By recovering and reusing the first stage of its Falcon 9 rocket, SpaceX aims to reduce the cost of access to space. Although a successful landing is beneficial to SpaceX, the outcome of the first stage landing attempt had no bearing on the overall success or failure of Wednesday’s mission, whose sole objective is the delivery of the three RCM satellites into their prescribed orbit.

This was accomplished with a second burn of the second stage, following a 41-minute, 40-second coast phase. The second stage restart came fifty minutes and eight seconds into the flight, with the burn lasting just four seconds.

The Radarsat Constellation was deployed into a circular sun-synchronous orbit (SSO) at an altitude of 592 kilometers (368 miles, 320 nautical miles) and an inclination of 97.7 degrees.

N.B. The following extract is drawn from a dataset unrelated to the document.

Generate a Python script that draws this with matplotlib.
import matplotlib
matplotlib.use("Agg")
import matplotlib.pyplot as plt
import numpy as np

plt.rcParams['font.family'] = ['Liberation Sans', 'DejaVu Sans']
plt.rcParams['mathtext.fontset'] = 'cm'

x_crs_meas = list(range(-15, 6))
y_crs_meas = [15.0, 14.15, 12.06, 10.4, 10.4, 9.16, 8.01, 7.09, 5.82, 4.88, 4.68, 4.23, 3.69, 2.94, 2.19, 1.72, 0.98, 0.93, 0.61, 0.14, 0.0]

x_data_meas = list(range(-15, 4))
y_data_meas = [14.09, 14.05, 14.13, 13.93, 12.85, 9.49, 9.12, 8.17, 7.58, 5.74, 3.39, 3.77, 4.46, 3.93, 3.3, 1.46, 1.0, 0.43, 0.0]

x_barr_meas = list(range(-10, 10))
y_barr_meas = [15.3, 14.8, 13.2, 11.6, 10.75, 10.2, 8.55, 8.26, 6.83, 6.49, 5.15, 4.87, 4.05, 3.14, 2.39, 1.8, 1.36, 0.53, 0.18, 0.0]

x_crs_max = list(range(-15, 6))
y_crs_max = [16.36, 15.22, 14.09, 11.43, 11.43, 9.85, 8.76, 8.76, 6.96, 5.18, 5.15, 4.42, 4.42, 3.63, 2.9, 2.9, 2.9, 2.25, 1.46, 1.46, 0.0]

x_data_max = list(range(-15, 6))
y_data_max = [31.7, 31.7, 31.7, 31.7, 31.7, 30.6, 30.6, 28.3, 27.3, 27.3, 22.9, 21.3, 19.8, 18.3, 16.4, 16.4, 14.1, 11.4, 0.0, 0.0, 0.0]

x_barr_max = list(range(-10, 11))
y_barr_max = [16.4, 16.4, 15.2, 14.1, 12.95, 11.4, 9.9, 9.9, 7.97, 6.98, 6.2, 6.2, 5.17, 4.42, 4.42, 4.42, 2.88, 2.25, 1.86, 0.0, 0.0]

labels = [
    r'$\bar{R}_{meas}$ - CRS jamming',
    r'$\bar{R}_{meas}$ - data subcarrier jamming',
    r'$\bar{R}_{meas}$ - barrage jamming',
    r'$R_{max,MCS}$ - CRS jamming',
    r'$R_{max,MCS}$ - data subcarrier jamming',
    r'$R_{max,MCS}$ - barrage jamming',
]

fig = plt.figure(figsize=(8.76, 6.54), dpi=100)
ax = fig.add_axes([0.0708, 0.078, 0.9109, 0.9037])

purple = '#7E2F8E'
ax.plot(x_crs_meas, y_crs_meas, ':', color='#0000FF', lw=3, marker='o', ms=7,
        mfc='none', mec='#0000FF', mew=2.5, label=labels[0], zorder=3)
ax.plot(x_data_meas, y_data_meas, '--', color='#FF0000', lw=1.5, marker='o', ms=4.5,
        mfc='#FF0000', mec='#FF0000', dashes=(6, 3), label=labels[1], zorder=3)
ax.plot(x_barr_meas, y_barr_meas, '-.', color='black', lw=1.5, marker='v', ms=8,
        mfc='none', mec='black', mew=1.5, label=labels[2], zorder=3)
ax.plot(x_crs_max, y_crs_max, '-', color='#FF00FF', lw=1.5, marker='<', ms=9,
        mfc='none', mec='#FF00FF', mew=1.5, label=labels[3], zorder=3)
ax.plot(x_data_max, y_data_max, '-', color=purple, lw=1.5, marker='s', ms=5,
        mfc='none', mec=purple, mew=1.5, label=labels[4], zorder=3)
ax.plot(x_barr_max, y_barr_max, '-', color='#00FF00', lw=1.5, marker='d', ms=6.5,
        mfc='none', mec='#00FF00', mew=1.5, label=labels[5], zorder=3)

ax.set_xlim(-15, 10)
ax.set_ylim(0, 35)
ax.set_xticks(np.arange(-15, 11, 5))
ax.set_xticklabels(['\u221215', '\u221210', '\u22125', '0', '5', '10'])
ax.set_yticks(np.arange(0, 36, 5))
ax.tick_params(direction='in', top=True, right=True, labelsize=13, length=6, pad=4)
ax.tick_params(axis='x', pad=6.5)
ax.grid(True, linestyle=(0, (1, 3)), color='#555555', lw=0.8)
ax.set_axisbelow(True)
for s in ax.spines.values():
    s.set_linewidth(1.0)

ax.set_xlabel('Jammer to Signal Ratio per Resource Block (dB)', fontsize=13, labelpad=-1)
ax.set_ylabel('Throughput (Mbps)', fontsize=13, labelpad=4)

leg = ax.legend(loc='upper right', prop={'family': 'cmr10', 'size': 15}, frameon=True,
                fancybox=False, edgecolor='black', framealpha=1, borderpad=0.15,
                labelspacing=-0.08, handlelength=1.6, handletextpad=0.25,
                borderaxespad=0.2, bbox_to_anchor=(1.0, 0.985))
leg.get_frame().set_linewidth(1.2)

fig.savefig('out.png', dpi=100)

The first satellite, RCM-1, was deployed four minutes and 31 seconds after the second burn concludes, with RCM-2 separating three minutes and 41 seconds later and RCM-3 three minutes and 49 seconds after that.

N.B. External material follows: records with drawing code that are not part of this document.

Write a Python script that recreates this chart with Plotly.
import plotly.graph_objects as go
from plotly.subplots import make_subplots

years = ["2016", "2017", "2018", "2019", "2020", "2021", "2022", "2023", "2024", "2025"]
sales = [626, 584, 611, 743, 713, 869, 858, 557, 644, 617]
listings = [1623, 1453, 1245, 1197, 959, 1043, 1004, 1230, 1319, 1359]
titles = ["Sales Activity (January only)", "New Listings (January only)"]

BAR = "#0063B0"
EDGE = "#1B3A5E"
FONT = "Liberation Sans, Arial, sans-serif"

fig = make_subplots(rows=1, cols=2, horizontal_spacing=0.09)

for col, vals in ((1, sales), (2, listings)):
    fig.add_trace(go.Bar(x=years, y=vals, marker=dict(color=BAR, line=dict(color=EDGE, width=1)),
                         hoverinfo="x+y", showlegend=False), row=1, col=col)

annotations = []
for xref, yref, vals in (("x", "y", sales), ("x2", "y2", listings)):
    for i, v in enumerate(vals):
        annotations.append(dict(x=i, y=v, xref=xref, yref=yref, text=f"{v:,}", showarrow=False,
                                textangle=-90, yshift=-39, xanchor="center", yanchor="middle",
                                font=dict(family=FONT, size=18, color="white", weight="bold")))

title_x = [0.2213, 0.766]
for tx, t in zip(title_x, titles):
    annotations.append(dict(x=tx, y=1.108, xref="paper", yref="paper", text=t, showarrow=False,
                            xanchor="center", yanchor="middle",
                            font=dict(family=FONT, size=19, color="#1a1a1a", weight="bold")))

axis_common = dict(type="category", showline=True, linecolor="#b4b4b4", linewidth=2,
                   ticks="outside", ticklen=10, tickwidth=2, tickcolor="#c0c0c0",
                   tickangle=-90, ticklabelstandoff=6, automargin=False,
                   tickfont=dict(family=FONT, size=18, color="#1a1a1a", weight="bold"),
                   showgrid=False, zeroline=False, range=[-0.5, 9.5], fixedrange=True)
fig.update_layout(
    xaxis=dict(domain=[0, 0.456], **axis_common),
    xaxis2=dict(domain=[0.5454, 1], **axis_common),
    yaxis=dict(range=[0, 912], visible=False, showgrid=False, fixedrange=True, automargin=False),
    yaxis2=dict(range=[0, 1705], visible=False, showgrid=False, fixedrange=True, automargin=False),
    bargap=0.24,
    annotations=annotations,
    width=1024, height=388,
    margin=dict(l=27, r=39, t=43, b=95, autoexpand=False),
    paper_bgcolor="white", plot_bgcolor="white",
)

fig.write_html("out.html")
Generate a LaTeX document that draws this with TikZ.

Following deployment, the satellites will begin on-orbit testing and commissioning, with regular operations expected to begin in the last quarter of this year.

After successfully deploying its payloads the second stage will make one further burn to deorbit itself, with reentry expected over the Pacific Ocean, to the west of California, during its second orbit.

Wednesday’s launch was the seventh launch of 2019 for SpaceX – six of which have been made by Falcon 9 vehicles and the seventh by Falcon Heavy.

The next launch is currently expected to be another Falcon Heavy flight, which is slated for the end of June with a cluster of payloads under the Space Test Program’s STP-2 mission. Falcon 9’s next mission is expected in mid-July with a Dragon spacecraft on the CRS-18 resupply flight to the International Space Station.